How to spot such a special? It should never be printed on a laminated card, because if it’s truly special it wasn’t meant to last as long as a laminate would imply, and it’s unlikely a restaurant would have had time to turn laminated menus around that quickly.
At Bar Louise in Enmore, also owned by Abrahanowicz, menus are divided simply into vegetables, seafood and meat. The dishes change often, and you might find house-made chorizo, morcilla with peas and fried eggs or raw Hiramasa kingfish with charred eggplant and almond ajo blanco. But the menu is made smaller so the head chef Marcelo Munoz has the freedom to order produce in and do different things.

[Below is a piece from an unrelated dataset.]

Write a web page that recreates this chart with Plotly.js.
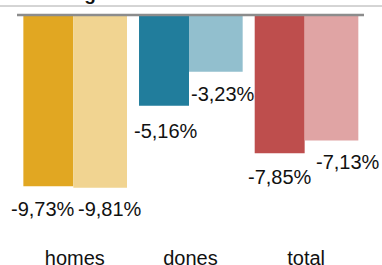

“There’s nothing stock standard on the menu and then you have produce- and technique-driven specials. It’s a way to give regulars something different.” says Abrahanowicz.

Chefs will often keep an eye on the specials board for something actually special when they dine out. It’s an opportunity for flair and originality. Abrahanowicz loves eating at Bar Vincent, owned by Sarah Simm of Billy Kwong, and Andy Logue from Melbourne’s Pinotta and Scopri.
“I go to the same places all the time, and I love it there. Bar Vincent’s specials menu is almost bigger than his main menu. It’s a real ‘90s vibe, I really like it,” he says.
As well as being a place for creativity, the specials board is also a place for trial, a place to test a chef’s idea. “Things can move from specials to the main menu, we can see how they go. Or we will see something do really well with a rare or limited produce, and then we will put something similar on the main menu when it does really well.”
Feedback has a huge impact on what appears on a main menu, says Pepperell. A chef will put a new idea or dish up as a special, and if it does really well or “if people want more we put something up for a few months”, he says.
The specials are more than a place to trial dishes before they make their way to the menu, says Pepperell, reassuring sceptics everywhere. “It’s good for the chefs to contribute and have a play around with a dish, to use unique ingredients, but to get it up there at all it actually has to be very special.”